Als Vorstandsmitglied skizzierte Jürgen Marherr verschiedene Handlungsoptionen der internen Weiterentwicklung. Im Rahmen einer Klausurtagung sollen die Grundlagen für eine abschließende Entscheidung vorbereitet werden: „Sollen unsere acht Ortsverbände weiter bestehen bleiben?“ Die Sitzungsteilnehmenden griffen auch die von ihm benannten Alternativen auf und betonten ihre Zustimmung für die  eingelenkte Entwicklung. „Die Diskussionen in der Gruppe haben Spaß gemacht und sind jetzt wichtig und notwendig.“, so der Tenor aus dem Kreise der Teilnehmenden.

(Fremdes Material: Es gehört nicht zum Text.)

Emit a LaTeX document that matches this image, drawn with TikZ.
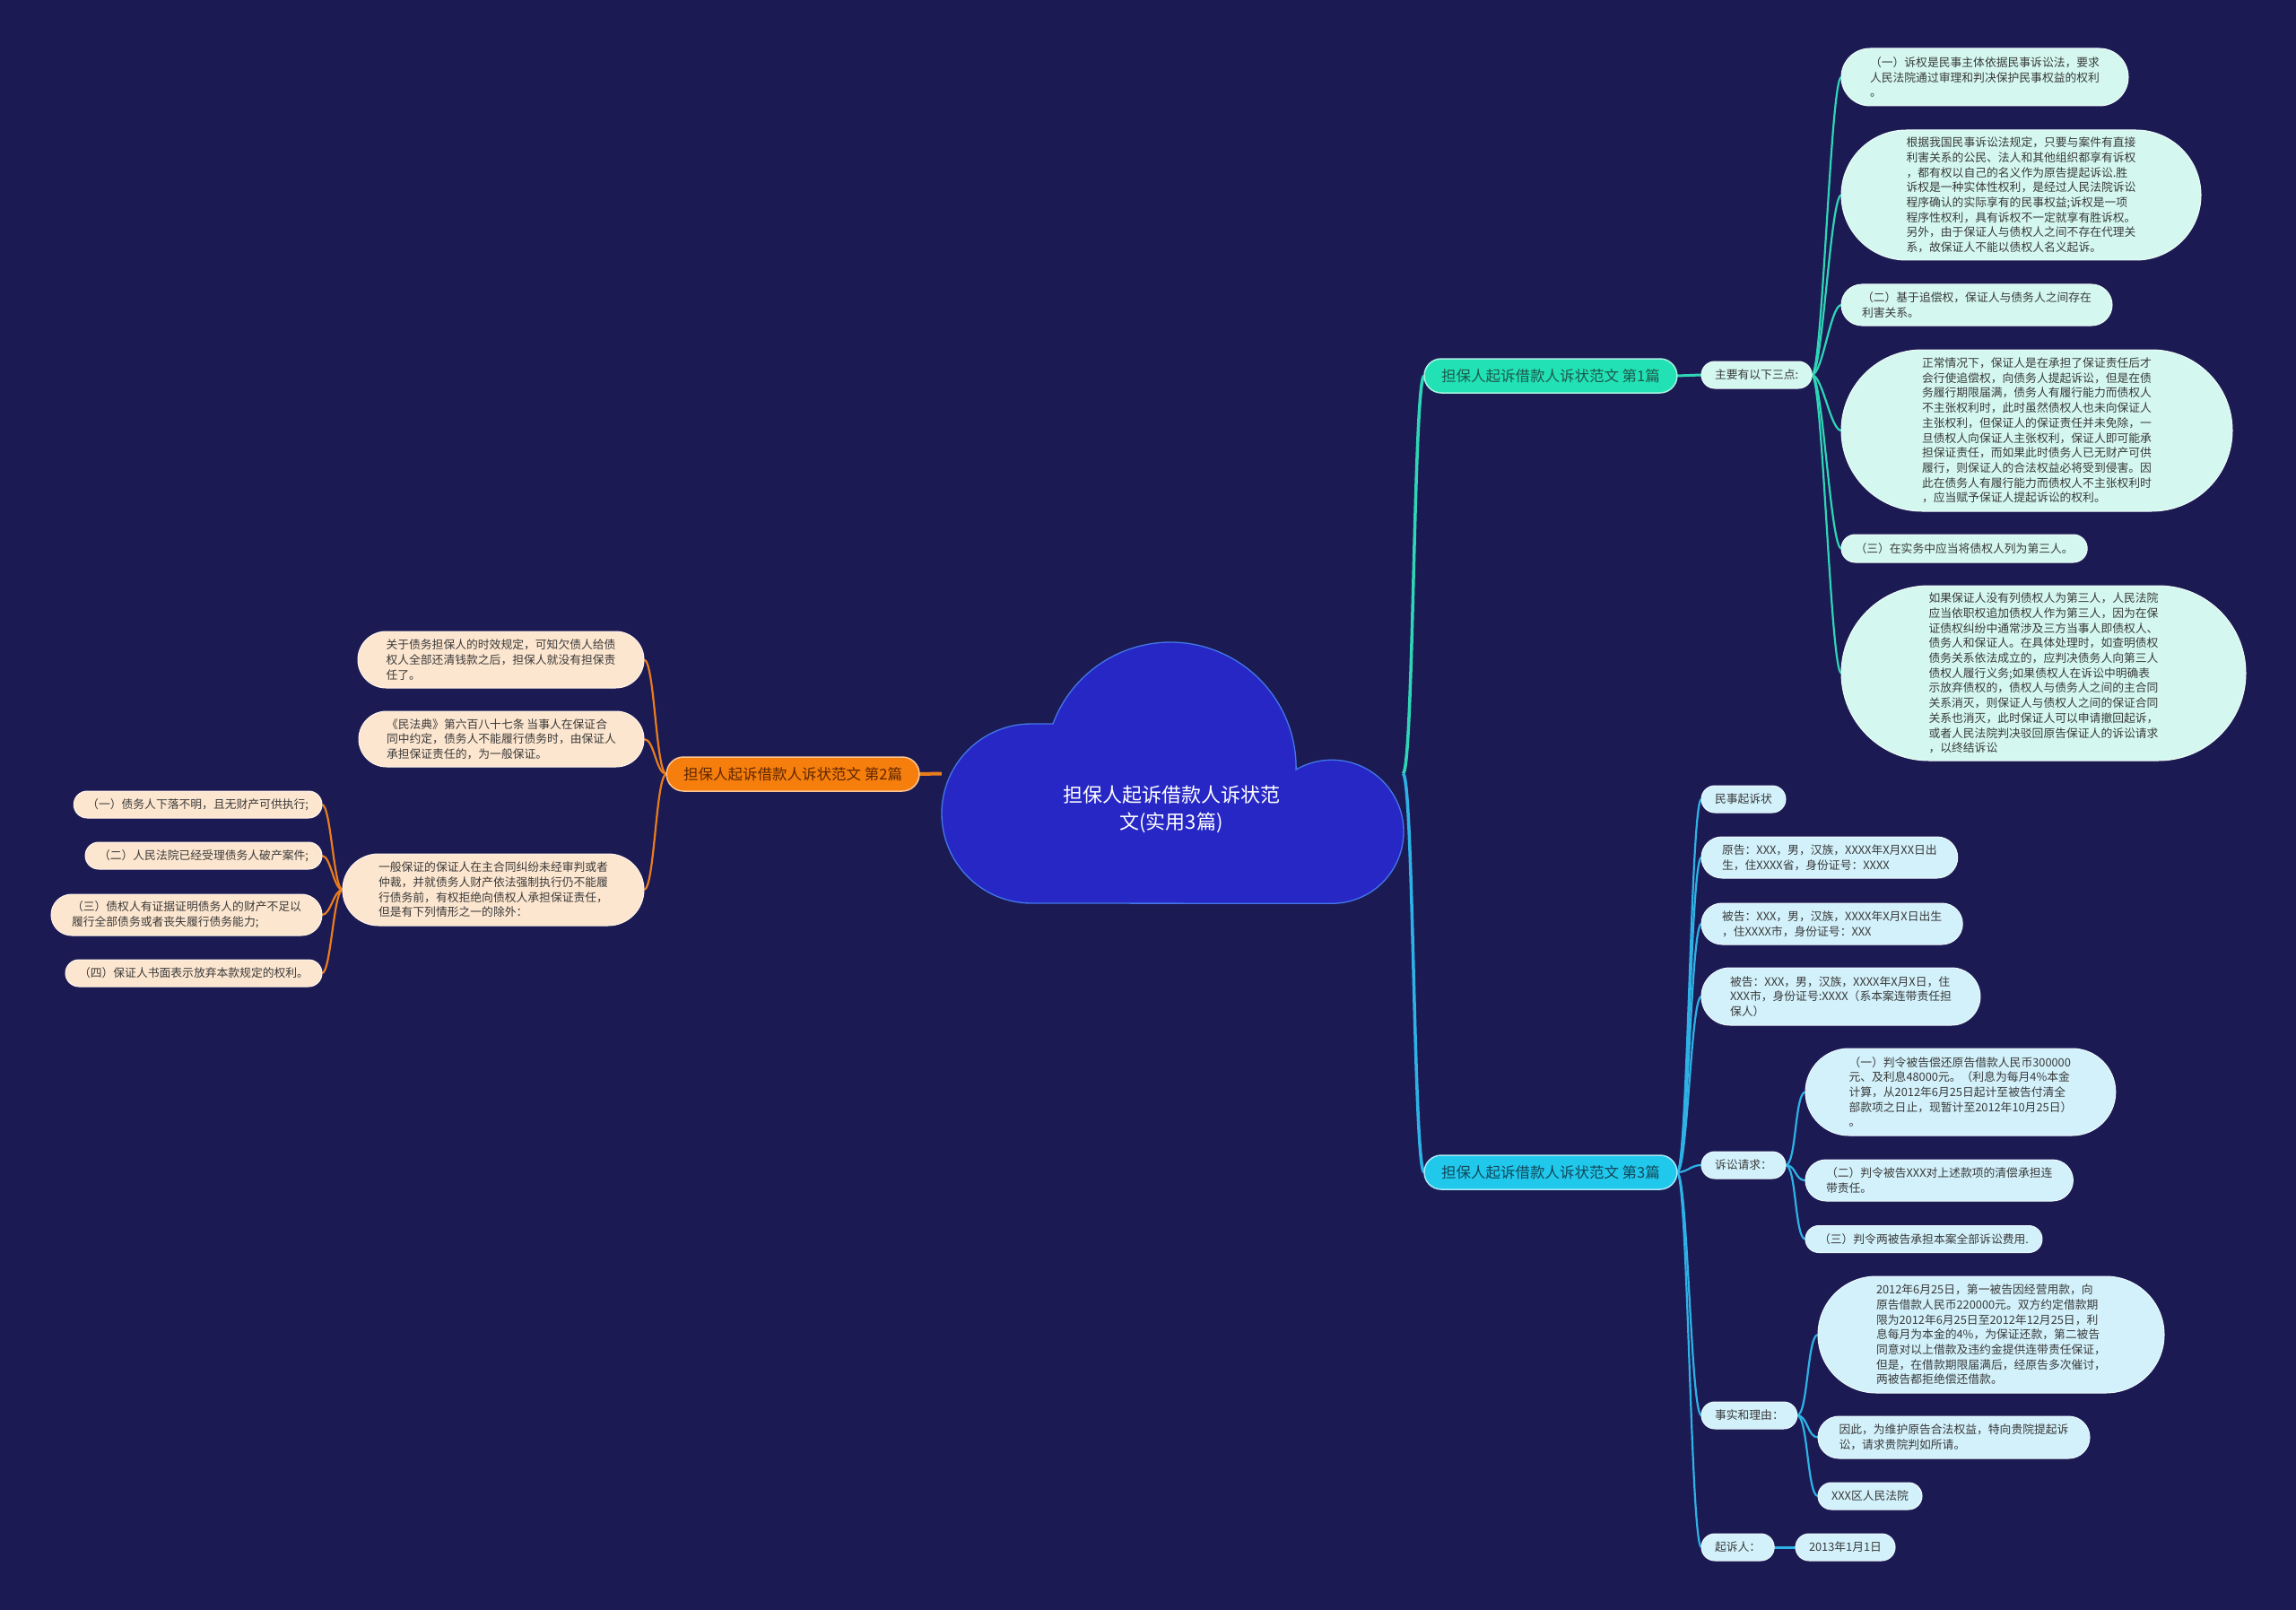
\documentclass[tikz,border=0pt]{standalone}
\usepackage{fontspec}
\setmainfont{Noto Sans CJK SC}
\pgfdeclarelayer{bg}
\pgfdeclarelayer{lines}
\pgfsetlayers{bg,lines,main}
\definecolor{bgc}{HTML}{1C1A53}
\definecolor{cloudfill}{HTML}{2727C6}
\definecolor{cloudline}{HTML}{4277E8}
\definecolor{gfill}{HTML}{22E1B5}
\definecolor{gline}{HTML}{2ED6B6}
\definecolor{gtext}{HTML}{1D5A4D}
\definecolor{gsub}{HTML}{D4F8EF}
\definecolor{ofill}{HTML}{F67E0D}
\definecolor{oline}{HTML}{E97D1E}
\definecolor{otext}{HTML}{5E2700}
\definecolor{osub}{HTML}{FDE6CF}
\definecolor{bfill}{HTML}{20C8EC}
\definecolor{bline}{HTML}{2EB2E6}
\definecolor{btext}{HTML}{12475A}
\definecolor{bsub}{HTML}{D2F1FB}
\definecolor{ntext}{HTML}{3A3A3A}
\newcommand\smallfs{\fontsize{12.8pt}{16.7pt}\selectfont}
\newcommand\midfs{\fontsize{16.5pt}{20pt}\selectfont}
\newcommand\bigfs{\fontsize{22pt}{30pt}\selectfont}
\tikzset{
  ht/.style={minimum height=#1pt, /utils/exec={\pgfmathsetmacro\halfht{#1/2}},
    inner xsep=\halfht pt, rounded corners=\halfht pt},
  pill/.style={rectangle, inner ysep=0pt, outer sep=0pt, align=left, line width=1pt},
  gnode/.style={pill, fill=gsub, draw=white!55!gsub, text=ntext, font=\smallfs},
  bnode/.style={pill, fill=bsub, draw=white!55!bsub, text=ntext, font=\smallfs},
  onode/.style={pill, fill=osub, draw=white!55!osub, text=ntext, font=\smallfs},
  gmain/.style={pill, fill=gfill, draw=white!60!gfill, line width=1.5pt, text=gtext, font=\midfs},
  bmain/.style={pill, fill=bfill, draw=white!60!bfill, line width=1.5pt, text=btext, font=\midfs},
  omain/.style={pill, fill=ofill, draw=white!55!ofill, line width=1.5pt, text=otext, font=\midfs},
  gc/.style={draw=gline, line width=2.2pt},
  bc/.style={draw=bline, line width=2.2pt},
  oc/.style={draw=oline, line width=2.2pt},
}
\begin{document}
\begin{tikzpicture}[x=1pt,y=-1pt]
\useasboundingbox (0,0) rectangle (2560,1795);
\begin{pgfonlayer}{bg}
\fill[bgc] (0,0) rectangle (2560,1795);
\end{pgfonlayer}

% central cloud
\filldraw[fill=cloudfill, draw=cloudline, line width=1.3pt]
  (1150,1007) arc[start angle=90, end angle=270, radius=100]
  -- (1174,807) arc[start angle=200.5, end angle=360, radius=140]
  -- (1445,858) arc[start angle=240, end angle=450, radius=80]
  -- cycle;
\node[minimum width=514pt, minimum height=293pt, inner sep=0pt] (root) at (1307,862.5) {};
\node[text=white, font=\bigfs, align=center] (roottext) at (1306,902) {担保人起诉借款人诉状范\\文(实用3篇)};

% branch 1
\node[gmain, ht=38, anchor=west] (br1) at (1588,419) {担保人起诉借款人诉状范文 第1篇};
\node[gnode, ht=30, anchor=west] (k1) at (1897,418) {主要有以下三点:};
\node[gnode, ht=64, anchor=west] (A1) at (2053,86) {（一）诉权是民事主体依据民事诉讼法，要求\\人民法院通过审理和判决保护民事权益的权利\\。};
\node[gnode, ht=145, anchor=west] (A2) at (2053,217.5) {根据我国民事诉讼法规定，只要与案件有直接\\利害关系的公民、法人和其他组织都享有诉权\\，都有权以自己的名义作为原告提起诉讼.胜\\诉权是一种实体性权利，是经过人民法院诉讼\\程序确认的实际享有的民事权益;诉权是一项\\程序性权利，具有诉权不一定就享有胜诉权。\\另外，由于保证人与债权人之间不存在代理关\\系，故保证人不能以债权人名义起诉。};
\node[gnode, ht=46, anchor=west] (A3) at (2053,340) {（二）基于追偿权，保证人与债务人之间存在\\利害关系。};
\node[gnode, ht=180, anchor=west] (A4) at (2053,480) {正常情况下，保证人是在承担了保证责任后才\\会行使追偿权，向债务人提起诉讼，但是在债\\务履行期限届满，债务人有履行能力而债权人\\不主张权利时，此时虽然债权人也未向保证人\\主张权利，但保证人的保证责任并未免除，一\\旦债权人向保证人主张权利，保证人即可能承\\担保证责任，而如果此时债务人已无财产可供\\履行，则保证人的合法权益必将受到侵害。因\\此在债务人有履行能力而债权人不主张权利时\\，应当赋予保证人提起诉讼的权利。};
\node[gnode, ht=31, anchor=west] (A5) at (2053,611.5) {（三）在实务中应当将债权人列为第三人。};
\node[gnode, ht=195, anchor=west] (A6) at (2053,750.5) {如果保证人没有列债权人为第三人，人民法院\\应当依职权追加债权人作为第三人，因为在保\\证债权纠纷中通常涉及三方当事人即债权人、\\债务人和保证人。在具体处理时，如查明债权\\债务关系依法成立的，应判决债务人向第三人\\债权人履行义务;如果债权人在诉讼中明确表\\示放弃债权的，债权人与债务人之间的主合同\\关系消灭，则保证人与债权人之间的保证合同\\关系也消灭，此时保证人可以申请撤回起诉，\\或者人民法院判决驳回原告保证人的诉讼请求\\，以终结诉讼};

% branch 3
\node[bmain, ht=38, anchor=west] (br3) at (1588,1307) {担保人起诉借款人诉状范文 第3篇};
\node[bnode, ht=30, anchor=west] (B1) at (1897,891) {民事起诉状};
\node[bnode, ht=46, anchor=west] (B2) at (1897,956) {原告：XXX，男，汉族，XXXX年X月XX日出\\生，住XXXX省，身份证号：XXXX};
\node[bnode, ht=46, anchor=west] (B3) at (1897,1030) {被告：XXX，男，汉族，XXXX年X月X日出生\\，住XXXX市，身份证号：XXX};
\node[bnode, ht=64, anchor=west] (B4) at (1897,1111) {被告：XXX，男，汉族，XXXX年X月X日，住\\XXX市，身份证号:XXXX（系本案连带责任担\\保人）};
\node[bnode, ht=30, anchor=west] (B5) at (1897,1299) {诉讼请求：};
\node[bnode, ht=97, anchor=west] (C1) at (2013,1217.5) {（一）判令被告偿还原告借款人民币300000\\元、及利息48000元。（利息为每月4\%本金\\计算，从2012年6月25日起计至被告付清全\\部款项之日止，现暂计至2012年10月25日）\\。};
\node[bnode, ht=46, anchor=west] (C2) at (2013,1316) {（二）判令被告XXX对上述款项的清偿承担连\\带责任。};
\node[bnode, ht=30, anchor=west] (C3) at (2013,1381.5) {（三）判令两被告承担本案全部诉讼费用.};
\node[bnode, ht=30, anchor=west] (B6) at (1897,1578) {事实和理由：};
\node[bnode, ht=130, anchor=west] (D1) at (2027,1488) {2012年6月25日，第一被告因经营用款，向\\原告借款人民币220000元。双方约定借款期\\限为2012年6月25日至2012年12月25日，利\\息每月为本金的4\%，为保证还款，第二被告\\同意对以上借款及违约金提供连带责任保证，\\但是，在借款期限届满后，经原告多次催讨，\\两被告都拒绝偿还借款。};
\node[bnode, ht=47, anchor=west] (D2) at (2027,1602.5) {因此，为维护原告合法权益，特向贵院提起诉\\讼，请求贵院判如所请。};
\node[bnode, ht=30, anchor=west] (D3) at (2027,1668) {XXX区人民法院};
\node[bnode, ht=30, anchor=west] (B7) at (1897,1725) {起诉人：};
\node[bnode, ht=30, anchor=west] (E1) at (2002,1725) {2013年1月1日};

% branch 2
\node[omain, ht=38, anchor=east] (br2) at (1025,863) {担保人起诉借款人诉状范文 第2篇};
\node[onode, ht=63, anchor=east] (L1) at (718,735.5) {关于债务担保人的时效规定，可知欠债人给债\\权人全部还清钱款之后，担保人就没有担保责\\任了。};
\node[onode, ht=62, anchor=east] (L2) at (718,824) {《民法典》第六百八十七条 当事人在保证合\\同中约定，债务人不能履行债务时，由保证人\\承担保证责任的，为一般保证。};
\node[onode, ht=80, anchor=east] (L3) at (718,992) {一般保证的保证人在主合同纠纷未经审判或者\\仲裁，并就债务人财产依法强制执行仍不能履\\行债务前，有权拒绝向债权人承担保证责任，\\但是有下列情形之一的除外：};
\node[onode, ht=30, anchor=east] (M1) at (359,897) {（一）债务人下落不明，且无财产可供执行;};
\node[onode, ht=30, anchor=east] (M2) at (359,954) {（二）人民法院已经受理债务人破产案件;};
\node[onode, ht=46, anchor=east] (M3) at (359,1020) {（三）债权人有证据证明债务人的财产不足以\\履行全部债务或者丧失履行债务能力;};
\node[onode, ht=30, anchor=east] (M4) at (359,1085) {（四）保证人书面表示放弃本款规定的权利。};

\begin{pgfonlayer}{lines}
% root connectors
\draw[gc, line width=3.5pt] (root.east) .. controls +(12,0) and +(-12,0) .. (br1.west);
\draw[bc, line width=3.5pt] (root.east) .. controls +(12,0) and +(-12,0) .. (br3.west);
\draw[oc, line width=4pt] (root.west) -- (br2.east);
% branch 1
\draw[gc, line width=3pt] (br1.east) -- (k1.west);
\foreach \n in {A1,A2,A3,A4,A5,A6}
  \draw[gc] (k1.east) .. controls +(12,0) and +(-12,0) .. (\n.west);
% branch 3
\foreach \n in {B1,B2,B3,B4,B5,B6,B7}
  \draw[bc] (br3.east) .. controls +(12,0) and +(-12,0) .. (\n.west);
\foreach \n in {C1,C2,C3}
  \draw[bc] (B5.east) .. controls +(12,0) and +(-12,0) .. (\n.west);
\foreach \n in {D1,D2,D3}
  \draw[bc] (B6.east) .. controls +(12,0) and +(-12,0) .. (\n.west);
\draw[bc, line width=3pt] (B7.east) -- (E1.west);
% branch 2
\foreach \n in {L1,L2,L3}
  \draw[oc] (br2.west) .. controls +(-12,0) and +(12,0) .. (\n.east);
\foreach \n in {M1,M2,M3,M4}
  \draw[oc] (L3.west) .. controls +(-10,0) and +(10,0) .. (\n.east);
\end{pgfonlayer}
\end{tikzpicture}
\end{document}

Im Konsens der gemeinsamen Perspektiven führte die Tagesordnung weiter zu verschiedenen Berichten, Wahlen und Verabschiedungen. Embers ehrte hierbei besonders Renate Hansing aus Elsdorf für ihre 50jährige Amtszeit im Vorstand. 

Zufrieden blickt das Vorsitzendenteam nach einjähriger Amtszeit nach vorn: 

Im Kreis und im Vorstand setze sich ein guter Teamspirit durch. In Zeiten stark überlasteter Mitglieder infolge massiver Arbeitsverdichtung sei es immer wichtiger, in enger Solidarität zu handeln und sich gegenseitig zu stärken. Das erhöhe die Motivation für die gewerkschaftliche Arbeit, die angesichts der verheerenden bildungspolitischen Lage nötiger und wichtiger sei denn je! Die Veranstaltungen auf Kreisebene wurden im vergangenen Amtsjahr fokussiert anberaumt. Sie begleiteten die Gewerkschafter*innen in ihrer Region von einen „Tag der Pädagogik“ in Zeven, einem gemeinsamen Sommerfest in Scheeßel über eine sehr gut besuchte Podiumsdiskussion anlässlich der bevorstehenden Landtagswahl im Oktober. Schließlich gab es noch eine gemeinsame Busfahrt zur Kundgebung in Hannover direkt vor der Wahl. „Das alles war wichtig und gut positioniert, und so können wir weitermachen,“ bekräftigen Embers, Kettenburg und Stahmann-Wruck im Ausblick.